## What this task involves:
Your job is to retype all of the data word for word, leaving every image out.

## Information shown:
________________
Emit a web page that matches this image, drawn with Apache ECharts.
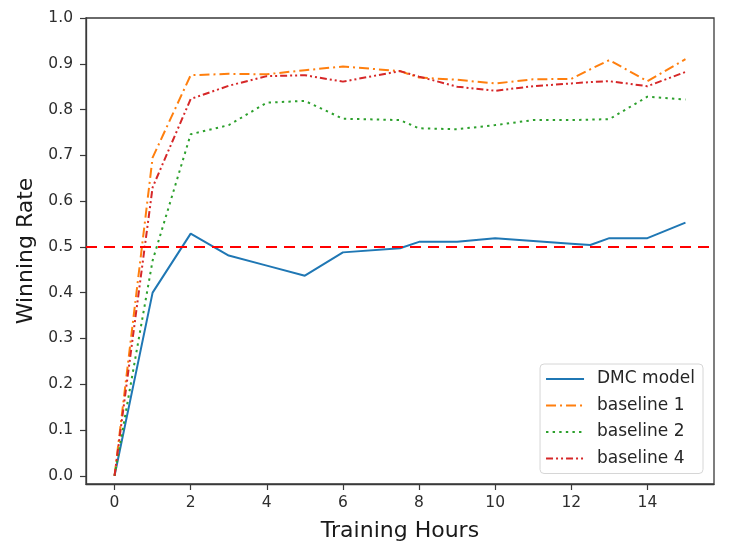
<!DOCTYPE html>
<html>
<head>
    <meta charset="UTF-8">
    <title>Winning Rate</title>
    <script src="https://cdn.jsdelivr.net/npm/echarts@6.0.0/dist/echarts.min.js"></script>
    <style>
        html, body { margin: 0; padding: 0; background: #fff; }
    </style>
</head>
<body>
    <div id="main" style="width: 747px; height: 551px;"></div>
    <script>
        // hours on the x axis, winning rate
        var hours = [0, 1, 2, 3, 4, 5, 6, 7.5, 8, 9, 10, 11, 12, 12.5, 13, 14, 15];
        var dmcModel = [0, 0.40, 0.529, 0.481, 0.459, 0.437, 0.488, 0.497, 0.511, 0.511, 0.519, 0.513, 0.507, 0.504, 0.519, 0.519, 0.553];
        var baseline1 = [0, 0.695, 0.875, 0.878, 0.877, 0.886, 0.894, 0.884, 0.870, 0.865, 0.857, 0.866, 0.867, 0.888, 0.908, 0.862, 0.910];
        var baseline2 = [0, 0.47, 0.746, 0.766, 0.815, 0.819, 0.780, 0.777, 0.759, 0.757, 0.766, 0.777, 0.777, 0.778, 0.779, 0.828, 0.822];
        var baseline4 = [0, 0.63, 0.823, 0.852, 0.873, 0.875, 0.861, 0.884, 0.872, 0.850, 0.841, 0.851, 0.857, 0.860, 0.862, 0.851, 0.882];
        var threshold = 0.5;

        var xTicks = [0, 2, 4, 6, 8, 10, 12, 14];
        var yTicks = [0, 0.1, 0.2, 0.3, 0.4, 0.5, 0.6, 0.7, 0.8, 0.9, 1.0];

        function pairs(vals) {
            return hours.map(function (h, i) { return [h, vals[i]]; });
        }

        var font = 'DejaVu Sans';
        var myChart = echarts.init(document.getElementById('main'));

        // series style: name, values, color, dash
        var lines = [
            ['DMC model', dmcModel, '#1f77b4', 'solid'],
            ['baseline 1', baseline1, '#ff7f0e', [10, 4, 2, 4]],
            ['baseline 2', baseline2, '#2ca02c', [2.4, 4.2]],
            ['baseline 4', baseline4, '#d62728', [7, 3, 2, 3, 2, 3]]
        ];

        var series = lines.map(function (l) {
            return {
                name: l[0],
                type: 'line',
                data: pairs(l[1]),
                symbol: 'none',
                color: l[2],
                lineStyle: { color: l[2], width: 2, type: l[3] },
                z: 3
            };
        });
        // red dashed 0.5 line
        series.push({
            name: 'threshold',
            type: 'line',
            data: [],
            silent: true,
            markLine: {
                silent: true,
                symbol: 'none',
                animation: false,
                label: { show: false },
                lineStyle: { color: '#ff0000', width: 2.2, type: [11, 7] },
                data: [{ yAxis: threshold }]
            },
            z: 2
        });

        var option = {
            animation: false,
            textStyle: { fontFamily: font },
            grid: {
                left: 86, right: 33, top: 18, bottom: 67,
                show: true,
                borderColor: '#3a3a3a',
                borderWidth: 1.3,
                backgroundColor: 'transparent'
            },
            legend: {
                data: ['DMC model', 'baseline 1', 'baseline 2', 'baseline 4'],
                orient: 'vertical',
                right: 44,
                top: 364,
                itemWidth: 38,
                itemHeight: 14,
                itemGap: 6.5,
                padding: [5, 8, 5, 5],
                backgroundColor: 'rgba(255,255,255,0.8)',
                borderColor: '#d6d6d6',
                borderWidth: 1,
                borderRadius: 4,
                itemStyle: { opacity: 0, borderWidth: 0 },
                lineStyle: { opacity: 1 },
                textStyle: {
                    fontFamily: font, fontSize: 17, color: '#262626',
                    lineHeight: 20, padding: [0, 0, 0, 8]
                }
            },
            xAxis: {
                type: 'value',
                min: -0.75,
                max: 15.75,
                name: 'Training Hours',
                nameLocation: 'middle',
                nameGap: 36,
                nameTextStyle: { fontFamily: font, fontSize: 22, color: '#1a1a1a' },
                axisLine: { show: true, onZero: false, lineStyle: { color: '#3a3a3a', width: 1.3 } },
                axisTick: { show: true, inside: false, length: 6, customValues: xTicks, lineStyle: { color: '#3a3a3a', width: 1.2 } },
                axisLabel: { fontFamily: font, fontSize: 15.5, color: '#2e2e2e', margin: 11, customValues: xTicks },
                splitLine: { show: false }
            },
            yAxis: {
                type: 'value',
                min: -0.018,
                max: 1.0,
                name: 'Winning Rate',
                nameLocation: 'middle',
                nameGap: 47,
                nameTextStyle: { fontFamily: font, fontSize: 22, color: '#1a1a1a' },
                axisLine: { show: true, onZero: false, lineStyle: { color: '#3a3a3a', width: 1.3 } },
                axisTick: { show: true, inside: false, length: 6, customValues: yTicks, lineStyle: { color: '#3a3a3a', width: 1.2 } },
                axisLabel: {
                    fontFamily: font, fontSize: 15.5, color: '#2e2e2e', margin: 13,
                    customValues: yTicks,
                    formatter: function (v) { return v.toFixed(1); }
                },
                splitLine: { show: false }
            },
            series: series
        };

        myChart.setOption(option);
    </script>
</body>
</html>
________________
## Full answer:
Emit a web page that matches this image, drawn with Apache ECharts.
<!DOCTYPE html>
<html>
<head>
    <meta charset="UTF-8">
    <title>Winning Rate</title>
    <script src="https://cdn.jsdelivr.net/npm/echarts@6.0.0/dist/echarts.min.js"></script>
    <style>
        html, body { margin: 0; padding: 0; background: #fff; }
    </style>
</head>
<body>
    <div id="main" style="width: 747px; height: 551px;"></div>
    <script>
        // hours on the x axis, winning rate
        var hours = [0, 1, 2, 3, 4, 5, 6, 7.5, 8, 9, 10, 11, 12, 12.5, 13, 14, 15];
        var dmcModel = [0, 0.40, 0.529, 0.481, 0.459, 0.437, 0.488, 0.497, 0.511, 0.511, 0.519, 0.513, 0.507, 0.504, 0.519, 0.519, 0.553];
        var baseline1 = [0, 0.695, 0.875, 0.878, 0.877, 0.886, 0.894, 0.884, 0.870, 0.865, 0.857, 0.866, 0.867, 0.888, 0.908, 0.862, 0.910];
        var baseline2 = [0, 0.47, 0.746, 0.766, 0.815, 0.819, 0.780, 0.777, 0.759, 0.757, 0.766, 0.777, 0.777, 0.778, 0.779, 0.828, 0.822];
        var baseline4 = [0, 0.63, 0.823, 0.852, 0.873, 0.875, 0.861, 0.884, 0.872, 0.850, 0.841, 0.851, 0.857, 0.860, 0.862, 0.851, 0.882];
        var threshold = 0.5;

        var xTicks = [0, 2, 4, 6, 8, 10, 12, 14];
        var yTicks = [0, 0.1, 0.2, 0.3, 0.4, 0.5, 0.6, 0.7, 0.8, 0.9, 1.0];

        function pairs(vals) {
            return hours.map(function (h, i) { return [h, vals[i]]; });
        }

        var font = 'DejaVu Sans';
        var myChart = echarts.init(document.getElementById('main'));

        // series style: name, values, color, dash
        var lines = [
            ['DMC model', dmcModel, '#1f77b4', 'solid'],
            ['baseline 1', baseline1, '#ff7f0e', [10, 4, 2, 4]],
            ['baseline 2', baseline2, '#2ca02c', [2.4, 4.2]],
            ['baseline 4', baseline4, '#d62728', [7, 3, 2, 3, 2, 3]]
        ];

        var series = lines.map(function (l) {
            return {
                name: l[0],
                type: 'line',
                data: pairs(l[1]),
                symbol: 'none',
                color: l[2],
                lineStyle: { color: l[2], width: 2, type: l[3] },
                z: 3
            };
        });
        // red dashed 0.5 line
        series.push({
            name: 'threshold',
            type: 'line',
            data: [],
            silent: true,
            markLine: {
                silent: true,
                symbol: 'none',
                animation: false,
                label: { show: false },
                lineStyle: { color: '#ff0000', width: 2.2, type: [11, 7] },
                data: [{ yAxis: threshold }]
            },
            z: 2
        });

        var option = {
            animation: false,
            textStyle: { fontFamily: font },
            grid: {
                left: 86, right: 33, top: 18, bottom: 67,
                show: true,
                borderColor: '#3a3a3a',
                borderWidth: 1.3,
                backgroundColor: 'transparent'
            },
            legend: {
                data: ['DMC model', 'baseline 1', 'baseline 2', 'baseline 4'],
                orient: 'vertical',
                right: 44,
                top: 364,
                itemWidth: 38,
                itemHeight: 14,
                itemGap: 6.5,
                padding: [5, 8, 5, 5],
                backgroundColor: 'rgba(255,255,255,0.8)',
                borderColor: '#d6d6d6',
                borderWidth: 1,
                borderRadius: 4,
                itemStyle: { opacity: 0, borderWidth: 0 },
                lineStyle: { opacity: 1 },
                textStyle: {
                    fontFamily: font, fontSize: 17, color: '#262626',
                    lineHeight: 20, padding: [0, 0, 0, 8]
                }
            },
            xAxis: {
                type: 'value',
                min: -0.75,
                max: 15.75,
                name: 'Training Hours',
                nameLocation: 'middle',
                nameGap: 36,
                nameTextStyle: { fontFamily: font, fontSize: 22, color: '#1a1a1a' },
                axisLine: { show: true, onZero: false, lineStyle: { color: '#3a3a3a', width: 1.3 } },
                axisTick: { show: true, inside: false, length: 6, customValues: xTicks, lineStyle: { color: '#3a3a3a', width: 1.2 } },
                axisLabel: { fontFamily: font, fontSize: 15.5, color: '#2e2e2e', margin: 11, customValues: xTicks },
                splitLine: { show: false }
            },
            yAxis: {
                type: 'value',
                min: -0.018,
                max: 1.0,
                name: 'Winning Rate',
                nameLocation: 'middle',
                nameGap: 47,
                nameTextStyle: { fontFamily: font, fontSize: 22, color: '#1a1a1a' },
                axisLine: { show: true, onZero: false, lineStyle: { color: '#3a3a3a', width: 1.3 } },
                axisTick: { show: true, inside: false, length: 6, customValues: yTicks, lineStyle: { color: '#3a3a3a', width: 1.2 } },
                axisLabel: {
                    fontFamily: font, fontSize: 15.5, color: '#2e2e2e', margin: 13,
                    customValues: yTicks,
                    formatter: function (v) { return v.toFixed(1); }
                },
                splitLine: { show: false }
            },
            series: series
        };

        myChart.setOption(option);
    </script>
</body>
</html>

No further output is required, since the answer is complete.